Un renfort de poids qui permet au tandem d’assouvir ses fantasmes musicaux avec une ampleur inconnue jusqu’ici. Exit, donc, les mélopées douces et solaires, presque lo-fi, de Green Juice. Sur Night Sketches, les ambiances se font plus brumeuses ; les synthés, plus présents, et les basses, plus sensuelles. Portées par cette production mirifique, les évidences mélodiques de Papooz rappellent fatalement celles de Todd Rundgren et Steely Dan, tout en les télescopant à la synthpop du début des années 1980. Evitant le piège de l’hommage trop appuyé, Night Sketches s’impose comme un album enlevé, déjouant la pesanteur de ses aînés avec morgue.
Précis pop
Sans mettre à mal la cohérence à toute épreuve du disque, Papooz se montre capable de mobiliser des influences hétéroclites parfois incongrues.
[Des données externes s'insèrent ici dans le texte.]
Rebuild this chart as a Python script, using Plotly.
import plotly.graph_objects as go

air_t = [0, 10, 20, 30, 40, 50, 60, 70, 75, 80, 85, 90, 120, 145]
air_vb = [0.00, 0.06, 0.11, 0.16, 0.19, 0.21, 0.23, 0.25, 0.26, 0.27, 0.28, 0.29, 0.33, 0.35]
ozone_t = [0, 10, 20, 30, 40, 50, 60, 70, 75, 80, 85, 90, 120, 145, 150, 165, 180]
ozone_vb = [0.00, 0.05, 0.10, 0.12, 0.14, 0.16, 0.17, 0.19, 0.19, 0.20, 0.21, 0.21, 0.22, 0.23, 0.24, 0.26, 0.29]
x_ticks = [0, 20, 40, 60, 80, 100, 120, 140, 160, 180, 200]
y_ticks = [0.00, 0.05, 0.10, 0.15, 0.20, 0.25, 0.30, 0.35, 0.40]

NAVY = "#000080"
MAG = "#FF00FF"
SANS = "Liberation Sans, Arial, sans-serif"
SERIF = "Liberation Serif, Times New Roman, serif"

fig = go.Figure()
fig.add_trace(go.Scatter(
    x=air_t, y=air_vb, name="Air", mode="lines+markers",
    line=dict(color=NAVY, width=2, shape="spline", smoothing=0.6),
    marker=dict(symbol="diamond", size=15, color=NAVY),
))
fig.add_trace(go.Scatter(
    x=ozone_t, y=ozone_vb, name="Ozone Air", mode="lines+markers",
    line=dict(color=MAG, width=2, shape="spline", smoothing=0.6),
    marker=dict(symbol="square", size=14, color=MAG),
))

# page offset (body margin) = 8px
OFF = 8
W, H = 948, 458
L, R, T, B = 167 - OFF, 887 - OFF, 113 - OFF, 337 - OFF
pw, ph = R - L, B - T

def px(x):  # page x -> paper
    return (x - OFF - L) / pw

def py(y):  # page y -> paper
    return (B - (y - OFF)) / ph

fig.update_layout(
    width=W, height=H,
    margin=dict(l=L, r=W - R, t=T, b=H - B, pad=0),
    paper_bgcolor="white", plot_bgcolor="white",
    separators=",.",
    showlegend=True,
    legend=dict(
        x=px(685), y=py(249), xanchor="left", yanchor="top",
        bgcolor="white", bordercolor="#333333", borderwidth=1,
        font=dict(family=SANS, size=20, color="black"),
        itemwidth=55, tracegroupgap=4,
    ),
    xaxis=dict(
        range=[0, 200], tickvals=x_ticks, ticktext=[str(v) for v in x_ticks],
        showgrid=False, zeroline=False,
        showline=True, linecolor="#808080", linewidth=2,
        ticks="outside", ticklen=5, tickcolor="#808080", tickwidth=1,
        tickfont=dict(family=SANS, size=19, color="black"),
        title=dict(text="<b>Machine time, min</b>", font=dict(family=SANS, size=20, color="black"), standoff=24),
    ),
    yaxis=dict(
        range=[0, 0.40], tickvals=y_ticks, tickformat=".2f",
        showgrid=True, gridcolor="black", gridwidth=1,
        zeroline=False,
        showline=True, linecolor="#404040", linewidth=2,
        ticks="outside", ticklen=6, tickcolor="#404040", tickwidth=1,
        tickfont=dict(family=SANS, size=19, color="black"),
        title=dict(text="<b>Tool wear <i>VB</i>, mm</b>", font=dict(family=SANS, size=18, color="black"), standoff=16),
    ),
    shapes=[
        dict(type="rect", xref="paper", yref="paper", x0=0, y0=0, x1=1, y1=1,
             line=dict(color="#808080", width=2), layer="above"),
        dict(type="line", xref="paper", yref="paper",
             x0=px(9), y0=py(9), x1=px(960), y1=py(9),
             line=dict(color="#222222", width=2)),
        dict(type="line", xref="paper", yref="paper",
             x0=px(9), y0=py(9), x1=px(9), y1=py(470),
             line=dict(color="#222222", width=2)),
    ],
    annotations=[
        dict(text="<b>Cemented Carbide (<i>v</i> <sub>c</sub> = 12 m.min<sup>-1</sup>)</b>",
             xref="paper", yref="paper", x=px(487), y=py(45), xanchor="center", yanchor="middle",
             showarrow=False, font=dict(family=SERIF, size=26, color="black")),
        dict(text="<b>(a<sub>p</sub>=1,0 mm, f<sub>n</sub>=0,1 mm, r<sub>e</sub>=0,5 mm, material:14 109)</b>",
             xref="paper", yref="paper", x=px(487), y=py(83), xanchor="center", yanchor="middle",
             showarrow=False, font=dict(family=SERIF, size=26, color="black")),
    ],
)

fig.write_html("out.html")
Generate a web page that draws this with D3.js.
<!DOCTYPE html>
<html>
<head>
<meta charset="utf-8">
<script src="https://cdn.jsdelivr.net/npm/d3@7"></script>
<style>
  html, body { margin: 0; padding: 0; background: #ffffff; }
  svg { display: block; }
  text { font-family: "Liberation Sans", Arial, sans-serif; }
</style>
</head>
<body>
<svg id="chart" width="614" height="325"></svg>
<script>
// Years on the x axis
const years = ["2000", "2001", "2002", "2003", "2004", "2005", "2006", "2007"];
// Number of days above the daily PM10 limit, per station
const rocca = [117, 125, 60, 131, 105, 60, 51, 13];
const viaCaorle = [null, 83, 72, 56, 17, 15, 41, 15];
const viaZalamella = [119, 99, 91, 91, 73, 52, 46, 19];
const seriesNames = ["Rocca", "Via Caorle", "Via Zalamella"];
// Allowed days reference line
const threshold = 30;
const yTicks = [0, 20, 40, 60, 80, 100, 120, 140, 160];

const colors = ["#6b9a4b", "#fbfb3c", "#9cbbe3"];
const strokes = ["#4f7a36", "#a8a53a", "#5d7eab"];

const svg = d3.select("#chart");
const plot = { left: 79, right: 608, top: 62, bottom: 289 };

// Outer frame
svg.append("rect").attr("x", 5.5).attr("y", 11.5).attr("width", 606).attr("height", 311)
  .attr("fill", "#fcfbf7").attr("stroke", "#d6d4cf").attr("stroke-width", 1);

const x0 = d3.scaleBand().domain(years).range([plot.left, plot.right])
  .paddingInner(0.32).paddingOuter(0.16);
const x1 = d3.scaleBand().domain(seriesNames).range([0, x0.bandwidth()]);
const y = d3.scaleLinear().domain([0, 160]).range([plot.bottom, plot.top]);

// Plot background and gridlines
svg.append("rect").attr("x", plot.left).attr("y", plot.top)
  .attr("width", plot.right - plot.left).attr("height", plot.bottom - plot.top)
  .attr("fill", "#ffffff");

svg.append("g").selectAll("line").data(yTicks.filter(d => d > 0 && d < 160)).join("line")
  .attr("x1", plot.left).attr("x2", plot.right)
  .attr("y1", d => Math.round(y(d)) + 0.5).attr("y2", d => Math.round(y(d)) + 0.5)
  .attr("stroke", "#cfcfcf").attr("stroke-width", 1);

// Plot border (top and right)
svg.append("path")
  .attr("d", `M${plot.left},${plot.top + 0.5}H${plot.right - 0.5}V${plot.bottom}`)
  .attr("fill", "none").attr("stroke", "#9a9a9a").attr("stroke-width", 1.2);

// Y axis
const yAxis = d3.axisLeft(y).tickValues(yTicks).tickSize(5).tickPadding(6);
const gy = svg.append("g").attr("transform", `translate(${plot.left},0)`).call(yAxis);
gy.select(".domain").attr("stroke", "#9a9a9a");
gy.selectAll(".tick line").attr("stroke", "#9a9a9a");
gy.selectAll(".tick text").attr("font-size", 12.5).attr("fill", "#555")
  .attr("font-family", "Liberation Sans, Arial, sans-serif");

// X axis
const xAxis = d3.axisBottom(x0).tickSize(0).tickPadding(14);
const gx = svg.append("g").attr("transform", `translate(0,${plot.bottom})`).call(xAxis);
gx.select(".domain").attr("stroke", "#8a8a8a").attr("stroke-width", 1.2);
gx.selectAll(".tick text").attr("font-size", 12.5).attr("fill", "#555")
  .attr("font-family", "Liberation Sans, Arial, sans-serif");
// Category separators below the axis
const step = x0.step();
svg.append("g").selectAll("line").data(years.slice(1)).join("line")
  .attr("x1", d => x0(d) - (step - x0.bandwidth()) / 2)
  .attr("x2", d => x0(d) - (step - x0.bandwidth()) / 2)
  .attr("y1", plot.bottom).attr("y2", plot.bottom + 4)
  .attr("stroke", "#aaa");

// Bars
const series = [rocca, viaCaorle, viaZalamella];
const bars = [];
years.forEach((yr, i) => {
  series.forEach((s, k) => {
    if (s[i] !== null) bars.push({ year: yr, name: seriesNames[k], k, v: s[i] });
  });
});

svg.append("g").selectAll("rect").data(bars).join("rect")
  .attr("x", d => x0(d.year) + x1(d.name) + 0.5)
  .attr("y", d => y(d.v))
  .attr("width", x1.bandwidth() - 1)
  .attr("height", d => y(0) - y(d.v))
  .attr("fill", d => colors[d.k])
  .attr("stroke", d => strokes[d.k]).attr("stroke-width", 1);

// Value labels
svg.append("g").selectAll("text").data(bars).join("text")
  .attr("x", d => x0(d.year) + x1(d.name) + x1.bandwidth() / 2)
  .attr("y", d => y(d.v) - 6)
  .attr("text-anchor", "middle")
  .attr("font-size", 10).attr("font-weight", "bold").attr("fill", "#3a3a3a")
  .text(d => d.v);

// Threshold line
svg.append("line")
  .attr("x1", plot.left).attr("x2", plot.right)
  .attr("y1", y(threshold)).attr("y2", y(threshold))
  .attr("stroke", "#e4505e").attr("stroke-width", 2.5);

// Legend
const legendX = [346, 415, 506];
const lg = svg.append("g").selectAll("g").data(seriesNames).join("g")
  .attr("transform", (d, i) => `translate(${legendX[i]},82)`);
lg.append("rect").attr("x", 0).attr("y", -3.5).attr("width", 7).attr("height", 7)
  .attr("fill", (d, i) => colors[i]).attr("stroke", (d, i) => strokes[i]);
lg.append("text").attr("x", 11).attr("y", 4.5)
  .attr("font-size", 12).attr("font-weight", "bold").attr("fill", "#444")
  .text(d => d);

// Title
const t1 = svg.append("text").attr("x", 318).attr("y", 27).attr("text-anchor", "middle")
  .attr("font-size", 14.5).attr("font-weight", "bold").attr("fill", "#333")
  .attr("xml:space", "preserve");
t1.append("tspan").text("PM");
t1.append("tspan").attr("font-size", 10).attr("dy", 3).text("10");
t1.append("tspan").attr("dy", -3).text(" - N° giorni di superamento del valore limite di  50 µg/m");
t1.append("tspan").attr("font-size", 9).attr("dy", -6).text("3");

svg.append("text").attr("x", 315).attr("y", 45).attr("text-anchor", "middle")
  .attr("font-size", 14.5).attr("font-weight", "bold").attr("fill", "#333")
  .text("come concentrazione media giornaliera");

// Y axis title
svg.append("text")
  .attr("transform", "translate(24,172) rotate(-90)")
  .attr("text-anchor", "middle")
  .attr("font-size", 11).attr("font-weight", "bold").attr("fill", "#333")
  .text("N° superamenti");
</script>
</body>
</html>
Avec une facilité déconcertante, les voix androgynes d’Ulysse Cottin (le brun) et Armand Pénicaut (le blond) se meuvent sur des productions graciles qui s’autorisent des incursions ska (Undecided), des accès de tropicalisme, saxophone à l’appui (Let the Morning Come Again et son introduction de science-fiction), mais aussi des morceaux plus classiques (l’imparable ouverture You and I et Theatrical State of Mind).
Ce qui fascine chez Papooz, ce n’est pas tant ce superbe vernis qui recouvre brillamment Night Sketches, mais bien cette science infaillible de la pop music. Avec leurs riffs en cascade, leurs lignes de basse lascives, leurs refrains à tomber, les croquis nocturnes de Papooz prennent vie d’une manière saisissante. Des croquis qu’il s’agira d’éprouver en toutes circonstances lors de chaudes nuits d’été.